[Start GIVEN INFORMATION]

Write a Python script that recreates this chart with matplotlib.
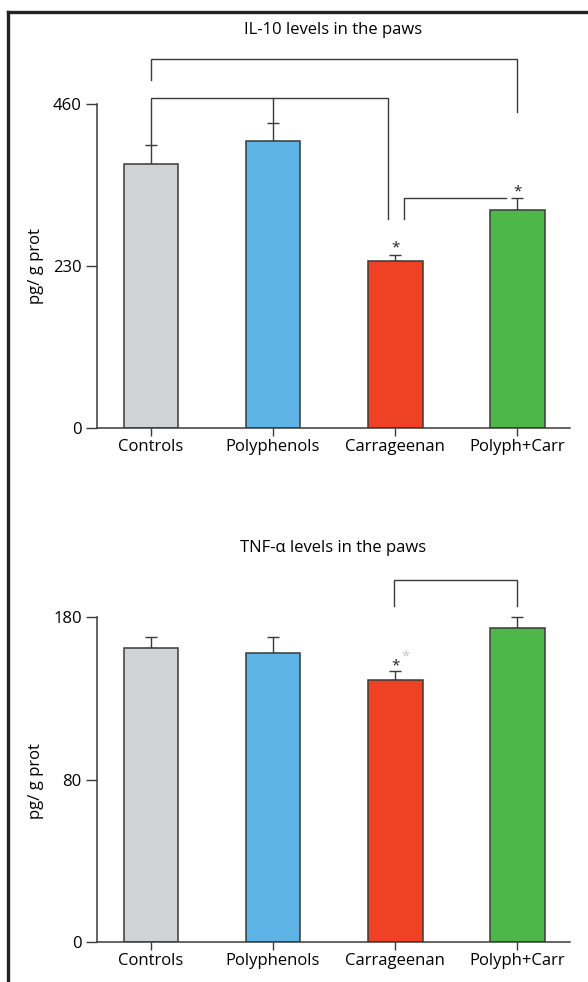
import matplotlib.pyplot as plt
from matplotlib.lines import Line2D
import numpy as np

plt.rcParams['font.family'] = ['Open Sans', 'DejaVu Sans']

groups = ["Controls", "Polyphenols", "Carrageenan", "Polyph+Carr"]
bar_colors = ["#d1d2d4", "#5db3e4", "#ef4123", "#4db848"]

# IL-10 (pg/ g prot)
il10_mean = [375, 407, 237, 310]
il10_sem = [27, 26, 9, 16]
il10_ticks = [0, 230, 460]
il10_ticklabels = ["0", "230", "460"]

# TNF-alpha (pg/ g prot) - the middle tick of the original is labelled 80
tnf_mean = [163, 160, 145, 174]
tnf_sem = [6, 9, 5, 6]
tnf_ticks = [0, 90, 180]
tnf_ticklabels = ["0", "80", "180"]

W, H = 588, 982
INK = "#3a3a3a"

fig = plt.figure(figsize=(W / 100, H / 100), dpi=100)


def axes_px(x0, x1, y_top, y_bot):
    return fig.add_axes([x0 / W, 1 - y_bot / H, (x1 - x0) / W, (y_bot - y_top) / H])


def draw_panel(ax, means, sems, ticks, ticklabels, ymax):
    x = np.arange(len(groups))
    ax.bar(x, means, width=0.45, color=bar_colors, edgecolor=INK, linewidth=1.1, zorder=2)
    ax.errorbar(x, means, yerr=[np.zeros(len(means)), sems], fmt="none",
                ecolor=INK, elinewidth=1.0, capsize=4, capthick=1.0, zorder=1)
    ax.set_xlim(-0.443, 3.434)
    ax.set_ylim(0, ymax)
    ax.set_xticks(x)
    ax.set_xticklabels(groups, fontsize=12)
    ax.set_yticks(ticks)
    ax.set_yticklabels(ticklabels, fontsize=12)
    for s in ["top", "right"]:
        ax.spines[s].set_visible(False)
    for s in ["left", "bottom"]:
        ax.spines[s].set_color(INK)
        ax.spines[s].set_linewidth(1.1)
    ax.spines["left"].set_bounds(0, ticks[-1])
    ax.tick_params(axis="y", length=8, width=1.0, color=INK, pad=3)
    ax.tick_params(axis="x", length=6, width=1.0, color=INK, pad=2)
    ax.patch.set_visible(False)


def bracket(ax, xs, ys):
    ax.plot(xs, ys, color=INK, lw=1.0, solid_joinstyle="miter", clip_on=False, zorder=3)


def star(ax, x, y, color="#222222"):
    ax.text(x, y, "*", ha="center", va="center", fontsize=11, color=color, zorder=4)


# top panel: IL-10
ax1 = axes_px(97, 570, 50, 428)
draw_panel(ax1, il10_mean, il10_sem, il10_ticks, il10_ticklabels, 460 * (428 - 50) / (428 - 104))
bracket(ax1, [0, 0, 3, 3], [494, 524, 524, 449])
bracket(ax1, [0, 0, 1.943, 1.943], [il10_mean[0] + il10_sem[0], 468.5, 468.5, 297])
bracket(ax1, [1, 1], [il10_mean[1] + il10_sem[1], 468.5])
bracket(ax1, [2.074, 2.074, 2.91], [297, 326.5, 326.5])
star(ax1, 2, 255)
star(ax1, 3, 335)

# bottom panel: TNF-alpha
ax2 = axes_px(97, 570, 570, 942)
draw_panel(ax2, tnf_mean, tnf_sem, tnf_ticks, tnf_ticklabels, 180 * (942 - 570) / (942 - 617))
bracket(ax2, [1.99, 1.99, 3, 3], [186.3, 200.5, 200.5, 186.3])
star(ax2, 2, 153)
star(ax2, 2.09, 158, color="#c8c8c8")

# titles and axis labels
fig.text(333.5 / W, 1 - 30 / H, "IL-10 levels in the paws", ha="center", va="center", fontsize=12)
fig.text(333.5 / W, 1 - 548 / H, "TNF-\u03b1 levels in the paws", ha="center", va="center", fontsize=12)
fig.text(36 / W, 1 - 266 / H, "pg/ g prot", rotation=90, ha="center", va="center", fontsize=12)
fig.text(36 / W, 1 - 781 / H, "pg/ g prot", rotation=90, ha="center", va="center", fontsize=12)

# frame on the left and top
fig.add_artist(Line2D([8 / W, 8 / W], [0, 1 - 12 / H], transform=fig.transFigure, lw=2.4, color="#222222"))
fig.add_artist(Line2D([8 / W, 1], [1 - 12 / H, 1 - 12 / H], transform=fig.transFigure, lw=2.4,
                      color="#222222", solid_capstyle="projecting"))

fig.savefig("out.png", dpi=100)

[End GIVEN INFORMATION]

Your task is to reproduce exactly the lines from the start of the data above through the line containing "fig = plt.figure(figsize=(W", leaving every picture out.

Write a Python script that recreates this chart with matplotlib.
import matplotlib.pyplot as plt
from matplotlib.lines import Line2D
import numpy as np

plt.rcParams['font.family'] = ['Open Sans', 'DejaVu Sans']

groups = ["Controls", "Polyphenols", "Carrageenan", "Polyph+Carr"]
bar_colors = ["#d1d2d4", "#5db3e4", "#ef4123", "#4db848"]

# IL-10 (pg/ g prot)
il10_mean = [375, 407, 237, 310]
il10_sem = [27, 26, 9, 16]
il10_ticks = [0, 230, 460]
il10_ticklabels = ["0", "230", "460"]

# TNF-alpha (pg/ g prot) - the middle tick of the original is labelled 80
tnf_mean = [163, 160, 145, 174]
tnf_sem = [6, 9, 5, 6]
tnf_ticks = [0, 90, 180]
tnf_ticklabels = ["0", "80", "180"]

W, H = 588, 982
INK = "#3a3a3a"

fig = plt.figure(figsize=(W / 100, H / 100), dpi=100)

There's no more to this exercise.